LONDON, Aug 10 (Reuters) - Part of Britain's government bond
yield curve inverted on Wednesday by the most in three years,
following a similar move in U.S. Treasuries driven by rising
fear of recession.
The two-year gilt yield rose above the 10-year
yield by as much as 6 basis points, though by the
end of the trading session the spread had closed to roughly
zero, according to Refinitiv data.
The last time the 2- to 10-year curve inverted by so much
was in August 2019, when Britain's economy had slowed to crawl.
Investors watch parts of the yield curve as recession
indicators, especially in the United States where it has also
inverted in recent weeks in the same two- to 10-year space.
Normally, a yield curve slopes upwards as investors expect
to be compensated for the risk of owning longer-maturity debt.

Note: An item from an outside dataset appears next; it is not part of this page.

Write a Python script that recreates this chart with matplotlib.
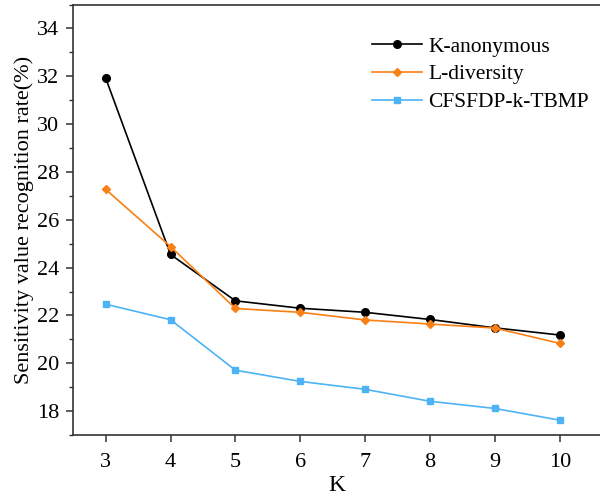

An inversion - where shorter-dated yields are higher than
longer-dated ones - is sometimes considered a warning of a risk
The curve in Britain inverted before the recessions of
1980/81, 1990/91 and 2008/09. It was also inverted between 1997
and 2001, when the UK economy continued to grow solidly,
although 2001 saw recession elsewhere.
With scant British economic data out on Wednesday, gilt
yields were moved primarily by weaker-than-expected U.S.